Once we made weekend arrangements to travel to South Beach in Miami. The destination honors our propensity for eclectic people watching, cool beach breezes and ceviche served oceanside.

After checking into our hotel we took time for a leisurely walk to dinner. Shortly we were immersed in a vivacious sea amid people of color. Rubbering necking on our part comes to mind.

Too soon our revelry was interrupted by two white uniformed police officers. They scurried over to inform us that it was Hip Hop weekend in Miami. “Some of these things are not like the others,” said one officer peering over his glasses. The other one said, “Move along, please.”

I first thought funny, ha-ha but in the ensuing years with more insight I have begun to get the price we all pay for dualistic thinking. Recreational judging seems to be a brain leftover from the ancestry who sought to fend off the scary animal and not the gear we need for living in a future where the earth shows up smaller every day.

Since this change of heart can only be accomplished one brain at a time, I began to focus on my own operating system. Why not give unknowning a try and release the thing inside that assumes and judges? A surprise weight loss is guaranteed when guided by that category of love.

And never for a minute think that you won’t get help with this project because once you’re open for business, guess who shows up? And though the light filled entity might be disguised as a regular person, combat with your ego is guaranteed.

Sample this cautionary tale:
Granted I was grumpy that monsoony morning with many first world errands to complete.
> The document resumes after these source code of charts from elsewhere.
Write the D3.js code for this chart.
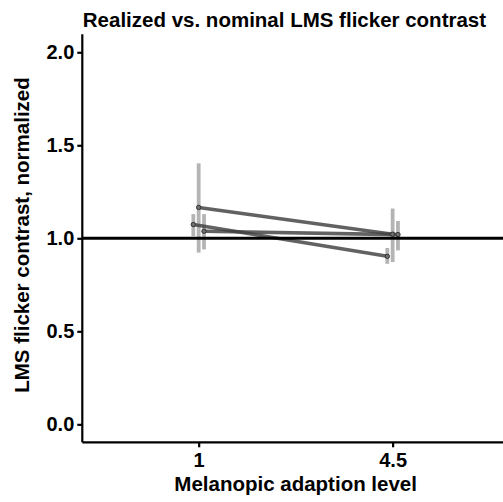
<!DOCTYPE html>
<html>
<head>
<meta charset="utf-8">
<script src="https://cdn.jsdelivr.net/npm/d3@7"></script>
<style>
  body { margin: 0; background: #fff; }
  text { font-family: "Liberation Sans", Arial, sans-serif; font-weight: bold; fill: #000; }
</style>
</head>
<body>
<div id="chart"></div>
<script>
// Melanopic adaptation levels (x categories)
const levels = ["1", "4.5"];
const yTicks = [0, 0.5, 1, 1.5, 2];

// three participants/series, dodged at each level
const seriesNames = ["s1", "s2", "s3"];
const meanValues = [
    [1.074, 0.903],
    [1.166, 1.022],
    [1.038, 1.020]
];
const lowerValues = [
    [1.011, 0.863],
    [0.923, 0.872],
    [0.940, 0.935]
];
const upperValues = [
    [1.130, 0.948],
    [1.403, 1.160],
    [1.130, 1.093]
];
const referenceLine = 1;

const width = 503, height = 502;
const margin = { top: 34.3, right: -6, bottom: 60, left: 82.3 };

const svg = d3.select("#chart")
    .append("svg")
    .attr("width", width)
    .attr("height", height);

// x: discrete positions with ggplot-like expansion
const x = d3.scalePoint()
    .domain(levels)
    .range([margin.left, width - margin.right])
    .padding(0.6);

const y = d3.scaleLinear()
    .domain([-0.0966, 2.0966])
    .range([height - margin.bottom + 0.3, margin.top]);

const dodge = d3.scalePoint()
    .domain(seriesNames)
    .range([-x.step() * 0.0275, x.step() * 0.0275]);

// build table from the arrays
const rows = [];
seriesNames.forEach((s, i) => {
    levels.forEach((lv, j) => {
        rows.push({ series: s, level: lv, mean: meanValues[i][j], lo: lowerValues[i][j], hi: upperValues[i][j] });
    });
});

// error bars
svg.append("g")
    .selectAll("line")
    .data(rows)
    .enter().append("line")
    .attr("x1", d => x(d.level) + dodge(d.series))
    .attr("x2", d => x(d.level) + dodge(d.series))
    .attr("y1", d => y(d.lo))
    .attr("y2", d => y(d.hi))
    .attr("stroke", "#b4b4b4")
    .attr("stroke-width", 3.8);

// connecting lines
const line = d3.line()
    .x(d => x(d.level) + dodge(d.series))
    .y(d => y(d.mean));

svg.append("g")
    .selectAll("path")
    .data(seriesNames)
    .enter().append("path")
    .attr("d", s => line(rows.filter(r => r.series === s)))
    .attr("fill", "none")
    .attr("stroke", "#404040")
    .attr("stroke-opacity", 0.82)
    .attr("stroke-width", 3.6);

// points
svg.append("g")
    .selectAll("circle")
    .data(rows)
    .enter().append("circle")
    .attr("cx", d => x(d.level) + dodge(d.series))
    .attr("cy", d => y(d.mean))
    .attr("r", 2.2)
    .attr("fill", "#707070")
    .attr("stroke", "#333")
    .attr("stroke-width", 1);

// reference line at 1
svg.append("line")
    .attr("x1", margin.left)
    .attr("x2", width)
    .attr("y1", y(referenceLine))
    .attr("y2", y(referenceLine))
    .attr("stroke", "#000")
    .attr("stroke-width", 3);

// axes
const yAxis = svg.append("g")
    .attr("transform", `translate(${margin.left}, 0)`)
    .call(d3.axisLeft(y).tickValues(yTicks).tickFormat(d3.format(".1f")).tickSize(5).tickPadding(3));

const xAxis = svg.append("g")
    .attr("transform", `translate(0, ${y.range()[0]})`)
    .call(d3.axisBottom(x).tickSize(5).tickPadding(6));

[xAxis, yAxis].forEach(a => {
    a.select(".domain").attr("stroke", "#000").attr("stroke-width", 2.2);
    a.selectAll(".tick line").attr("stroke", "#000").attr("stroke-width", 2.2);
    a.selectAll(".tick text").style("font-size", "20px").attr("fill", "#111");
});
yAxis.select(".domain").attr("d", `M0,${y.range()[0]}V${y.range()[1]}`);
xAxis.select(".domain").attr("d", `M${margin.left},0H${width}`);

// title and axis labels
svg.append("text")
    .attr("x", margin.left + 0.5)
    .attr("y", 26.5)
    .style("font-size", "20.5px")
    .text("Realized vs. nominal LMS flicker contrast");

svg.append("text")
    .attr("x", (x("1") + x("4.5")) / 2)
    .attr("y", 491)
    .attr("text-anchor", "middle")
    .style("font-size", "20.5px")
    .text("Melanopic adaption level");

svg.append("text")
    .attr("transform", "rotate(-90)")
    .attr("x", -235)
    .attr("y", 29)
    .attr("text-anchor", "middle")
    .style("font-size", "20.5px")
    .text("LMS flicker contrast, normalized");
</script>
</body>
</html>
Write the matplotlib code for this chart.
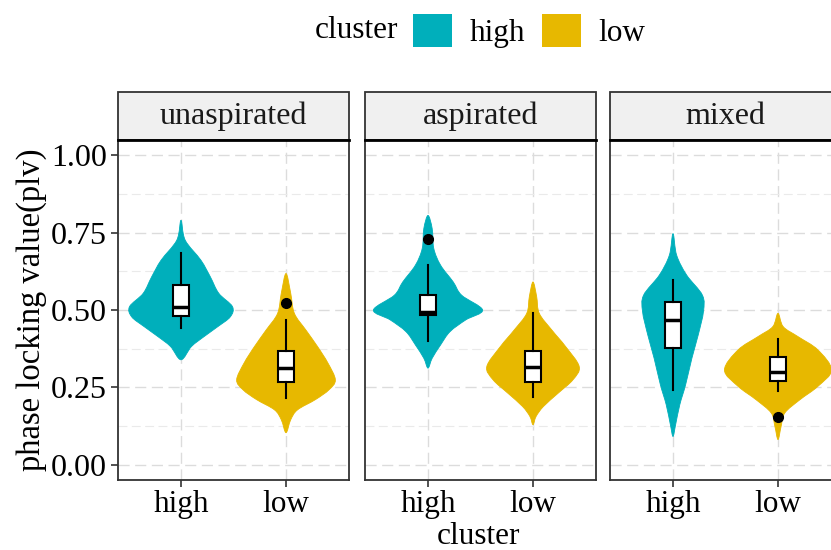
import matplotlib.pyplot as plt
from matplotlib.patches import Patch, Rectangle, PathPatch
from matplotlib.path import Path
import numpy as np

plt.rcParams['font.family'] = ['Liberation Serif', 'DejaVu Serif']

facets = ['unaspirated', 'aspirated', 'mixed']
clusters = ['high', 'low']
cluster_colors = ['#00AFBB', '#E7B800']
y_ticks = [0.0, 0.25, 0.5, 0.75, 1.0]
y_tick_labels = ['0.00', '0.25', '0.50', '0.75', '1.00']

# violin outlines: plv level and half width of the density at that level
unasp_high_y = [0.790, 0.726, 0.661, 0.607, 0.554, 0.511, 0.478, 0.446, 0.414, 0.382, 0.339]
unasp_high_w = [0.0, 0.04, 0.19, 0.28, 0.36, 0.49, 0.47, 0.35, 0.22, 0.10, 0.0]
unasp_low_y = [0.618, 0.554, 0.489, 0.435, 0.382, 0.328, 0.274, 0.242, 0.210, 0.177, 0.145, 0.103]
unasp_low_w = [0.0, 0.045, 0.08, 0.19, 0.30, 0.40, 0.47, 0.41, 0.28, 0.11, 0.045, 0.0]
asp_high_y = [0.806, 0.763, 0.699, 0.645, 0.591, 0.548, 0.500, 0.468, 0.430, 0.387, 0.344, 0.312]
asp_high_w = [0.0, 0.04, 0.055, 0.12, 0.24, 0.32, 0.52, 0.36, 0.21, 0.12, 0.04, 0.0]
asp_low_y = [0.591, 0.543, 0.489, 0.435, 0.382, 0.317, 0.274, 0.231, 0.188, 0.156, 0.129]
asp_low_w = [0.0, 0.035, 0.06, 0.18, 0.31, 0.44, 0.38, 0.24, 0.10, 0.03, 0.0]
mixed_high_y = [0.747, 0.677, 0.613, 0.548, 0.495, 0.419, 0.344, 0.258, 0.194, 0.129, 0.091]
mixed_high_w = [0.0, 0.035, 0.13, 0.28, 0.29, 0.24, 0.18, 0.12, 0.065, 0.025, 0.0]
mixed_low_y = [0.489, 0.446, 0.414, 0.371, 0.306, 0.253, 0.210, 0.167, 0.124, 0.081]
mixed_low_w = [0.0, 0.05, 0.19, 0.38, 0.51, 0.38, 0.21, 0.065, 0.03, 0.0]

# boxplot summaries: lower whisker, q1, median, q3, upper whisker, outliers
unasp_box = [[0.441, 0.481, 0.509, 0.580, 0.685, []],
             [0.216, 0.266, 0.312, 0.366, 0.468, [0.522]]]
asp_box = [[0.399, 0.484, 0.495, 0.548, 0.645, [0.731]],
           [0.220, 0.266, 0.317, 0.366, 0.489, []]]
mixed_box = [[0.242, 0.377, 0.468, 0.527, 0.597, []],
             [0.237, 0.271, 0.301, 0.347, 0.405, [0.153]]]

violins = [[(unasp_high_y, unasp_high_w), (unasp_low_y, unasp_low_w)],
           [(asp_high_y, asp_high_w), (asp_low_y, asp_low_w)],
           [(mixed_high_y, mixed_high_w), (mixed_low_y, mixed_low_w)]]
boxes = [unasp_box, asp_box, mixed_box]


def violin_path(pos, ys, ws):
    # closed outline through the given points, drawn with smooth bezier segments
    pts = [(pos + w, y) for y, w in zip(ys, ws)]
    pts += [(pos - w, y) for y, w in zip(ys[::-1][1:-1], ws[::-1][1:-1])]
    pts = np.array(pts)
    n = len(pts)
    verts = [pts[0]]
    codes = [Path.MOVETO]
    for k in range(n):
        p0, p1, p2, p3 = pts[(k - 1) % n], pts[k], pts[(k + 1) % n], pts[(k + 2) % n]
        verts += [p1 + (p2 - p0) / 6, p2 - (p3 - p1) / 6, p2]
        codes += [Path.CURVE4] * 3
    return Path(verts, codes)


W, H = 831, 550
fig = plt.figure(figsize=(W / 100, H / 100), dpi=100)

panel_left = [118, 365, 610]
panel_w, panel_bottom, panel_h = 231, 70, 340
strip_h = 48

for i, facet in enumerate(facets):
    ax = fig.add_axes([panel_left[i] / W, panel_bottom / H, panel_w / W, panel_h / H])

    # violins
    for j, (ys, ws) in enumerate(violins[i]):
        ax.add_patch(PathPatch(violin_path(j + 1, ys, ws), facecolor=cluster_colors[j],
                               edgecolor=cluster_colors[j], linewidth=0.6, zorder=2))

    # boxplots on top
    stats = []
    for b in boxes[i]:
        stats.append({'whislo': b[0], 'q1': b[1], 'med': b[2], 'q3': b[3],
                      'whishi': b[4], 'fliers': b[5]})
    ax.bxp(stats, positions=[1, 2], widths=0.15, patch_artist=True, showcaps=False,
           boxprops=dict(facecolor='white', edgecolor='black', linewidth=1.5),
           medianprops=dict(color='black', linewidth=2.5),
           whiskerprops=dict(color='black', linewidth=1.5),
           flierprops=dict(marker='o', markerfacecolor='black', markeredgecolor='black',
                           markersize=7),
           zorder=3)

    ax.set_xlim(0.4, 2.6)
    ax.set_ylim(-0.05, 1.05)
    ax.set_xticks([1, 2])
    ax.set_xticklabels(clusters)
    ax.set_yticks(y_ticks)
    ax.set_yticks([0.125, 0.375, 0.625, 0.875], minor=True)
    ax.grid(which='major', linestyle=(0, (8, 4)), color='#DCDCDC', linewidth=1, zorder=0)
    ax.grid(which='minor', axis='y', linestyle=(0, (8, 4)), color='#EAEAEA', linewidth=0.8, zorder=0)
    ax.set_axisbelow(True)

    ax.tick_params(axis='x', labelsize=22.5, length=5, width=1.2, color='#333333', pad=2)
    ax.tick_params(which='minor', length=0)
    if i == 0:
        ax.set_yticklabels(y_tick_labels)
        ax.tick_params(axis='y', labelsize=23, length=5, width=1.2, color='#333333', pad=3)
        ax.set_ylabel('phase locking value(plv)', fontsize=23.5, labelpad=3)
    else:
        ax.tick_params(axis='y', length=0, labelleft=False)

    for side in ['left', 'right', 'bottom']:
        ax.spines[side].set_color('#333333')
        ax.spines[side].set_linewidth(1.3)
    ax.spines['top'].set_color('black')
    ax.spines['top'].set_linewidth(2)

    # facet strip
    sh = strip_h / panel_h
    ax.add_patch(Rectangle((0, 1), 1, sh, transform=ax.transAxes, clip_on=False,
                           facecolor='#F0F0F0', edgecolor='#333333', linewidth=1.3, zorder=1))
    ax.text(0.5, 1 + sh / 2, facet, transform=ax.transAxes, ha='center', va='center',
            fontsize=23, color='#1A1A1A')

fig.text(479 / W, 1 - 537 / H, 'cluster', ha='center', va='center', fontsize=22.5)

# legend across the top
fig.text(315 / W, 1 - 31 / H, 'cluster', ha='left', va='center', fontsize=22.5)
handles = [Patch(facecolor=c, edgecolor='none') for c in cluster_colors]
fig.legend(handles, clusters, loc='center left', bbox_to_anchor=(413 / W, 1 - 31 / H),
           ncol=2, frameon=False, fontsize=22.5, handlelength=1.25, handleheight=1.25,
           handletextpad=0.55, columnspacing=0.55, borderpad=0, borderaxespad=0)

plt.savefig('out.png', dpi=100)
plt.close()
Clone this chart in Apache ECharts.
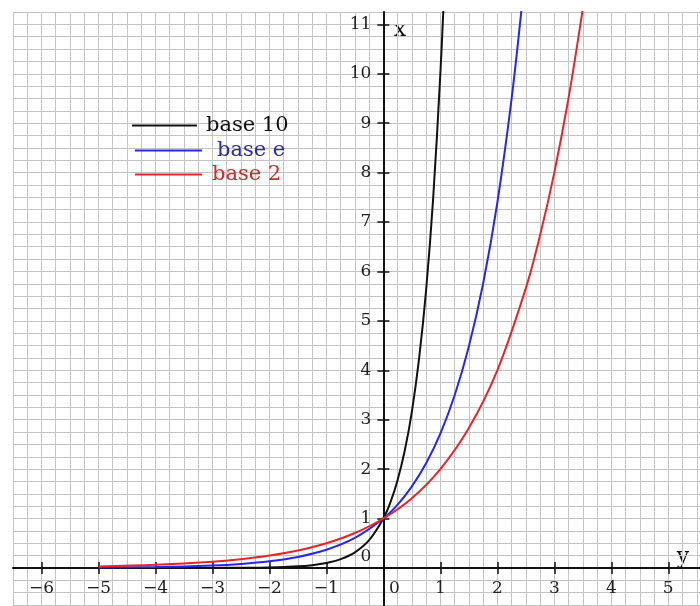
<!DOCTYPE html>
<html>
<head>
<meta charset="utf-8">
<script src="https://cdn.jsdelivr.net/npm/echarts@6.0.0/dist/echarts.min.js"></script>
<style>
html,body{margin:0;padding:0;background:#fff;}
#chart{width:700px;height:606px;}
</style>
</head>
<body>
<div id="chart"></div>
<script>
// ---- data ----
const seriesNames = ['base 10', 'base e', 'base 2'];
const base10X = [-5, -4, -3, -2.5, -2, -1.5, -1.25, -1, -0.75, -0.5, -0.25, 0, 0.125, 0.25, 0.375, 0.5, 0.625, 0.75, 0.875, 1, 1.06];
const base10Y = [0.00001, 0.0001, 0.001, 0.0032, 0.01, 0.032, 0.056, 0.1, 0.178, 0.316, 0.562, 1, 1.33, 1.78, 2.37, 3.16, 4.22, 5.62, 7.5, 10, 11.48];
const baseEX = [-5, -4, -3, -2.5, -2, -1.5, -1, -0.5, 0, 0.25, 0.5, 0.75, 1, 1.25, 1.5, 1.75, 2, 2.25, 2.45];
const baseEY = [0.0067, 0.018, 0.05, 0.082, 0.135, 0.223, 0.368, 0.607, 1, 1.28, 1.65, 2.12, 2.72, 3.49, 4.48, 5.75, 7.39, 9.49, 11.59];
const base2X = [-5, -4, -3, -2.5, -2, -1.5, -1, -0.5, 0, 0.5, 1, 1.5, 2, 2.5, 2.75, 3, 3.25, 3.5, 3.55];
const base2Y = [0.031, 0.063, 0.125, 0.177, 0.25, 0.354, 0.5, 0.707, 1, 1.41, 2, 2.83, 4, 5.66, 6.73, 8, 9.51, 11.31, 11.71];
const xTicks = [-6, -5, -4, -3, -2, -1, 0, 1, 2, 3, 4, 5];
const yTicks = [0, 1, 2, 3, 4, 5, 6, 7, 8, 9, 10, 11];

const FONT = 'DejaVu Serif';
const X_MIN = -6.5, X_MAX = 5.75, Y_MIN = -0.75, Y_MAX = 11.25, GRID_STEP = 0.25;
const G_LEFT = 13, G_TOP = 12, G_W = 698, G_H = 593;
// pixel offsets that bring the axes onto the zero lines
const xZeroPx = G_LEFT + (0 - X_MIN) / (X_MAX - X_MIN) * G_W;
const yZeroPx = G_TOP + (Y_MAX - 0) / (Y_MAX - Y_MIN) * G_H;
const offBottom = -(G_TOP + G_H - yZeroPx);
const offTop = -(yZeroPx - G_TOP);
const offLeft = -(xZeroPx - G_LEFT);
const offRight = -(G_LEFT + G_W - xZeroPx);

function pairs(xs, ys) { return xs.map((x, i) => [x, ys[i]]); }
function fmtNum(v) { return v < 0 ? '\u2212' + Math.abs(v) : String(v); }

const chart = echarts.init(document.getElementById('chart'), null, {renderer: 'canvas'});

const gridLine = {show: true, lineStyle: {color: '#c4c4c4', width: 1}};
const axisLineStyle = {color: '#111', width: 2};
const tickStyle = {color: '#111', width: 1.5};
const LBL = 17;

const option = {
  animation: false,
  backgroundColor: '#fff',
  grid: {left: G_LEFT, top: G_TOP, width: G_W, height: G_H, containLabel: false, outerBoundsMode: 'none'},
  legend: [
    {data: [seriesNames[0]], left: 132, top: 115, padding: 0, icon: 'rect', itemWidth: 65, itemHeight: 2, selectedMode: false,
      textStyle: {fontFamily: FONT, fontSize: 21, color: '#111', padding: [0, 0, 0, 4]}},
    {data: [seriesNames[1]], left: 135, top: 140, padding: 0, icon: 'rect', itemWidth: 67, itemHeight: 2, selectedMode: false,
      textStyle: {fontFamily: FONT, fontSize: 21, color: '#2a2ab0', padding: [0, 0, 0, 10]}},
    {data: [seriesNames[2]], left: 135, top: 164, padding: 0, icon: 'rect', itemWidth: 67, itemHeight: 2, selectedMode: false,
      textStyle: {fontFamily: FONT, fontSize: 21, color: '#d02a2a', padding: [0, 0, 0, 5]}}
  ],
  xAxis: [
    { // grid lines every 0.25
      type: 'value', min: X_MIN, max: X_MAX, interval: GRID_STEP,
      axisLine: {show: false}, axisTick: {show: false}, axisLabel: {show: false},
      splitLine: gridLine
    },
    { // main axis on y = 0: line, downward ticks, labels
      type: 'value', min: X_MIN, max: X_MAX, position: 'bottom', offset: offBottom,
      axisLine: {show: true, onZero: false, lineStyle: axisLineStyle},
      axisTick: {show: true, inside: false, length: 6, customValues: xTicks, lineStyle: tickStyle},
      axisLabel: {show: true, customValues: xTicks, margin: 12, fontFamily: FONT, fontSize: LBL, color: '#222',
        formatter: v => v === 0 ? '{z|0}' : fmtNum(v),
        rich: {z: {fontFamily: FONT, fontSize: LBL, color: '#222', padding: [0, 0, 0, 22]}}},
      splitLine: {show: false}
    },
    { // upward ticks on y = 0
      type: 'value', min: X_MIN, max: X_MAX, position: 'top', offset: offTop,
      axisLine: {show: false, onZero: false},
      axisTick: {show: true, inside: false, length: 6, customValues: xTicks, lineStyle: tickStyle},
      axisLabel: {show: false}, splitLine: {show: false}
    }
  ],
  yAxis: [
    {
      type: 'value', min: Y_MIN, max: Y_MAX, interval: GRID_STEP,
      axisLine: {show: false}, axisTick: {show: false}, axisLabel: {show: false},
      splitLine: gridLine
    },
    {
      type: 'value', min: Y_MIN, max: Y_MAX, position: 'left', offset: offLeft,
      axisLine: {show: true, onZero: false, lineStyle: axisLineStyle},
      axisTick: {show: true, inside: false, length: 6, customValues: yTicks, lineStyle: tickStyle},
      axisLabel: {show: true, customValues: yTicks, margin: 12, fontFamily: FONT, fontSize: LBL, color: '#222',
        formatter: v => v === 0 ? '{z|0}' : fmtNum(v),
        rich: {z: {fontFamily: FONT, fontSize: LBL, color: '#222', padding: [0, 0, 22, 0]}}},
      splitLine: {show: false}
    },
    {
      type: 'value', min: Y_MIN, max: Y_MAX, position: 'right', offset: offRight,
      axisLine: {show: false, onZero: false},
      axisTick: {show: true, inside: false, length: 6, customValues: yTicks, lineStyle: tickStyle},
      axisLabel: {show: false}, splitLine: {show: false}
    }
  ],
  graphic: [
    {type: 'text', x: 400, y: 30, style: {text: 'x', font: '22px "' + FONT + '"', fill: '#111', align: 'center', verticalAlign: 'middle'}},
    {type: 'text', x: 683, y: 557, style: {text: 'y', font: '22px "' + FONT + '"', fill: '#111', align: 'center', verticalAlign: 'middle'}}
  ],
  series: [
    {name: seriesNames[0], type: 'line', xAxisIndex: 1, yAxisIndex: 1, data: pairs(base10X, base10Y),
      showSymbol: false, symbol: 'none', smooth: 0.35, clip: true,
      lineStyle: {color: '#111', width: 2}, itemStyle: {color: '#111'}},
    {name: seriesNames[1], type: 'line', xAxisIndex: 1, yAxisIndex: 1, data: pairs(baseEX, baseEY),
      showSymbol: false, symbol: 'none', smooth: 0.35, clip: true,
      lineStyle: {color: '#2626f0', width: 2}, itemStyle: {color: '#2626f0'}},
    {name: seriesNames[2], type: 'line', xAxisIndex: 1, yAxisIndex: 1, data: pairs(base2X, base2Y),
      showSymbol: false, symbol: 'none', smooth: 0.35, clip: true,
      lineStyle: {color: '#e8242a', width: 2}, itemStyle: {color: '#e8242a'}}
  ]
};
chart.setOption(option);
</script>
</body>
</html>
As I hustled through an upscale grocery to later be delayed in a check out line, I noticed a cheerful but fatigued thirty something woman at the register engaged with an older customer.

The checker said, “Did you notice that these croissants were two packages for one today?” “No,” Miz Customer blasted by way of a knitted brow above her mask.

Pregnant pause. “Would you like for me to get you another package?” Miz nodded and asked for more plastic bags.

Oh boy.

I bit my tongue to keep from providing awareness to Miz Customer in the name of the hard working checker. Couldn’t she sashay over to pick up her additional package? Instead I swallowed judgment resulting in a customized hard stare at the bedazzled Miz who appeared to have never worked a day in her life.

After my transaction, I manhandled my basket for a walk to the car. As the grocery doors parted I squared off with a torrential down pour.

So distracted was I that I almost missed standing there the insensitive Miz who had been ahead of me in line. I glanced her way. She greeted me by offering an open umbrella. “You look so nice today that I thought you might need some shelter from the rain so I came back to help,” she said.

Hard to hear it, but pain that is not transformed gets transmitted and that’s how the judgment game unfurls in which case the refuge of unknowing becomes essential in recalling your own precious humanity.

My granddaughter Elodie sized me up this past weekend when she popped with a free for nothing assessment – “Gal, you are the main character.” Knowing that I have her attention, I’ll do my best to make good use of her temporary scrutiny.

Still chatting with myself, I realize there’s no better New Year’s inspiration than a next generation cue. I’ve got work to do.

With such a calling, there’s no contest because this transition appeals to all souls who in intercession recall that the energy spent on judgement flattens while the mysterious light of unknowing promotes a thing called love.